» **Objective**: Transcribe the material in full. Nothing should differ except that the pictures are left out.
:::
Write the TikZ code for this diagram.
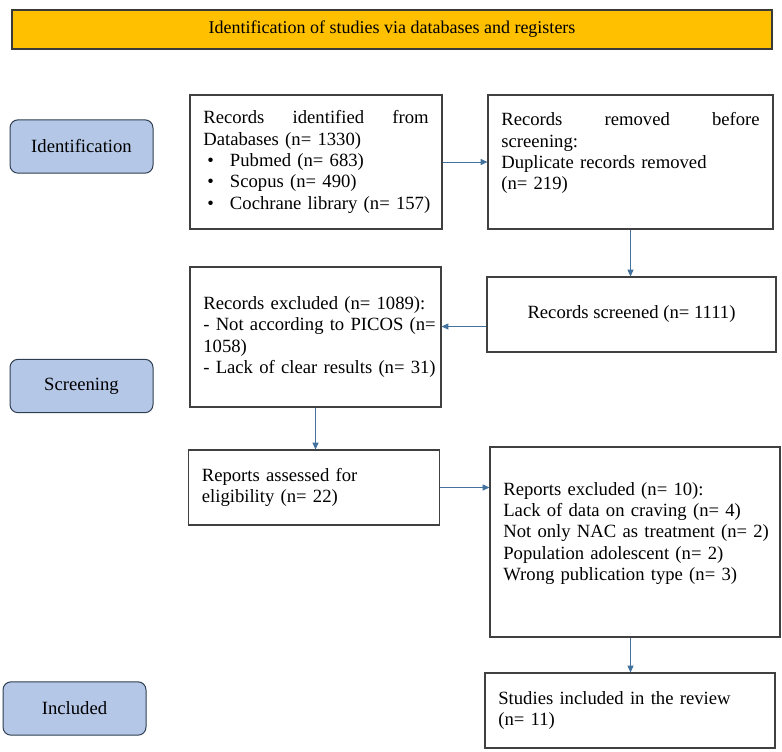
\documentclass[tikz,border=0pt]{standalone}
\usepackage{fontspec}
\setmainfont{Liberation Serif}
\usetikzlibrary{arrows.meta}

\definecolor{titlegold}{HTML}{FFC000}
\definecolor{titleline}{HTML}{3A3A3A}
\definecolor{phaseblue}{HTML}{B4C7E7}
\definecolor{phaseline}{HTML}{2F3E50}
\definecolor{boxline}{HTML}{404040}
\definecolor{flowblue}{HTML}{41719C}

\newcommand{\bulletline}[1]{\mbox{\makebox[20pt][l]{\hspace{3pt}\textbullet}#1}}

\begin{document}
\begin{tikzpicture}[
    x=0.75pt,
    y=-0.75pt,
    every node/.style={font=\fontsize{14}{16}\selectfont, inner xsep=10pt, inner ysep=0pt},
    record/.style={draw=boxline, line width=0.9pt, align=left},
    phase/.style={draw=phaseline, fill=phaseblue, rounded corners=6pt, line width=0.75pt,
                  minimum width=107.25pt, minimum height=40pt},
    flow/.style={draw=flowblue, line width=0.6pt, -{Triangle[length=5pt, width=4.5pt]}}]

    \useasboundingbox (0,0) rectangle (782,751);

    % Header
    \node[draw=titleline, fill=titlegold, line width=1.1pt, minimum width=570pt,
          minimum height=29.25pt, font=\fontsize{13.5}{16}\selectfont]
          (header) at (392,29.5) {Identification of studies via databases and registers};

    % Phases
    \node[phase] (identification) at (81.5,146.5) {Identification};
    \node[phase] (screening) at (81.5,386) {Screening};
    \node[phase] (included) at (74.5,708.5) {Included};

    % Identification
    \node[record, minimum width=189pt, minimum height=100.5pt, text width=169pt]
          (identified) at (316,162)
          {\makebox[169pt][s]{Records\hfill identified\hfill from}\\
           \mbox{Databases (n= 1330)}\\
           \bulletline{Pubmed (n= 683)}\\
           \bulletline{Scopus (n= 490)}\\
           \bulletline{Cochrane library (n= 157)}};

    \node[record, minimum width=213.75pt, minimum height=100.5pt, text width=193.75pt]
          (removed) at (630.5,162)
          {\makebox[193.75pt][s]{Records\hfill removed\hfill before}\\
           screening:\\
           \mbox{Duplicate records removed}\\
           (n= 219)\\
           \mbox{}};

    % Screening
    \node[record, align=center, minimum width=216.75pt, minimum height=56.25pt]
          (screened) at (631.5,314.5) {Records screened (n= 1111)};

    \node[record, minimum width=188.25pt, minimum height=105pt, text width=168.25pt]
          (excluded) at (315.5,337)
          {\mbox{Records excluded (n= 1089):}\\
           \mbox{- Not according to PICOS (n=}\\
           1058)\\
           \mbox{- Lack of clear results (n= 31)}};

    \node[record, minimum width=188.25pt, minimum height=56.25pt, text width=168.25pt]
          (assessed) at (314,487.5)
          {Reports assessed for\\
           eligibility (n= 22)};

    \node[record, minimum width=217.5pt, minimum height=142.5pt, text width=197.5pt]
          (reports) at (635,542)
          {\mbox{Reports excluded (n= 10):}\\
           \mbox{Lack of data on craving (n= 4)}\\
           \mbox{Not only NAC as treatment (n= 2)}\\
           \mbox{Population adolescent (n= 2)}\\
           \mbox{Wrong publication type (n= 3)}\\
           \mbox{}};

    % Included
    \node[record, minimum width=217.5pt, minimum height=56.25pt, text width=197.5pt]
          (studies) at (630,710.5)
          {\mbox{Studies included in the review}\\
           (n= 11)};

    % Flow
    \draw[flow] (identified) -- (removed);
    \draw[flow] (removed.south) -- (removed.south |- screened.north);
    \draw[flow] ([yshift=-9pt]screened.west) -- ([yshift=-9pt]screened.west -| excluded.east);
    \draw[flow] (excluded.south) -- (excluded.south |- assessed.north);
    \draw[flow] (assessed.east) -- (assessed.east -| reports.west);
    \draw[flow] (removed.south |- reports.south) -- (removed.south |- studies.north);
  \end{tikzpicture}
\end{document}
:::
» **Full solution**:
Write the TikZ code for this diagram.
\documentclass[tikz,border=0pt]{standalone}
\usepackage{fontspec}
\setmainfont{Liberation Serif}
\usetikzlibrary{arrows.meta}

\definecolor{titlegold}{HTML}{FFC000}
\definecolor{titleline}{HTML}{3A3A3A}
\definecolor{phaseblue}{HTML}{B4C7E7}
\definecolor{phaseline}{HTML}{2F3E50}
\definecolor{boxline}{HTML}{404040}
\definecolor{flowblue}{HTML}{41719C}

\newcommand{\bulletline}[1]{\mbox{\makebox[20pt][l]{\hspace{3pt}\textbullet}#1}}

\begin{document}
\begin{tikzpicture}[
    x=0.75pt,
    y=-0.75pt,
    every node/.style={font=\fontsize{14}{16}\selectfont, inner xsep=10pt, inner ysep=0pt},
    record/.style={draw=boxline, line width=0.9pt, align=left},
    phase/.style={draw=phaseline, fill=phaseblue, rounded corners=6pt, line width=0.75pt,
                  minimum width=107.25pt, minimum height=40pt},
    flow/.style={draw=flowblue, line width=0.6pt, -{Triangle[length=5pt, width=4.5pt]}}]

    \useasboundingbox (0,0) rectangle (782,751);

    % Header
    \node[draw=titleline, fill=titlegold, line width=1.1pt, minimum width=570pt,
          minimum height=29.25pt, font=\fontsize{13.5}{16}\selectfont]
          (header) at (392,29.5) {Identification of studies via databases and registers};

    % Phases
    \node[phase] (identification) at (81.5,146.5) {Identification};
    \node[phase] (screening) at (81.5,386) {Screening};
    \node[phase] (included) at (74.5,708.5) {Included};

    % Identification
    \node[record, minimum width=189pt, minimum height=100.5pt, text width=169pt]
          (identified) at (316,162)
          {\makebox[169pt][s]{Records\hfill identified\hfill from}\\
           \mbox{Databases (n= 1330)}\\
           \bulletline{Pubmed (n= 683)}\\
           \bulletline{Scopus (n= 490)}\\
           \bulletline{Cochrane library (n= 157)}};

    \node[record, minimum width=213.75pt, minimum height=100.5pt, text width=193.75pt]
          (removed) at (630.5,162)
          {\makebox[193.75pt][s]{Records\hfill removed\hfill before}\\
           screening:\\
           \mbox{Duplicate records removed}\\
           (n= 219)\\
           \mbox{}};

    % Screening
    \node[record, align=center, minimum width=216.75pt, minimum height=56.25pt]
          (screened) at (631.5,314.5) {Records screened (n= 1111)};

    \node[record, minimum width=188.25pt, minimum height=105pt, text width=168.25pt]
          (excluded) at (315.5,337)
          {\mbox{Records excluded (n= 1089):}\\
           \mbox{- Not according to PICOS (n=}\\
           1058)\\
           \mbox{- Lack of clear results (n= 31)}};

    \node[record, minimum width=188.25pt, minimum height=56.25pt, text width=168.25pt]
          (assessed) at (314,487.5)
          {Reports assessed for\\
           eligibility (n= 22)};

    \node[record, minimum width=217.5pt, minimum height=142.5pt, text width=197.5pt]
          (reports) at (635,542)
          {\mbox{Reports excluded (n= 10):}\\
           \mbox{Lack of data on craving (n= 4)}\\
           \mbox{Not only NAC as treatment (n= 2)}\\
           \mbox{Population adolescent (n= 2)}\\
           \mbox{Wrong publication type (n= 3)}\\
           \mbox{}};

    % Included
    \node[record, minimum width=217.5pt, minimum height=56.25pt, text width=197.5pt]
          (studies) at (630,710.5)
          {\mbox{Studies included in the review}\\
           (n= 11)};

    % Flow
    \draw[flow] (identified) -- (removed);
    \draw[flow] (removed.south) -- (removed.south |- screened.north);
    \draw[flow] ([yshift=-9pt]screened.west) -- ([yshift=-9pt]screened.west -| excluded.east);
    \draw[flow] (excluded.south) -- (excluded.south |- assessed.north);
    \draw[flow] (assessed.east) -- (assessed.east -| reports.west);
    \draw[flow] (removed.south |- reports.south) -- (removed.south |- studies.north);
  \end{tikzpicture}
\end{document}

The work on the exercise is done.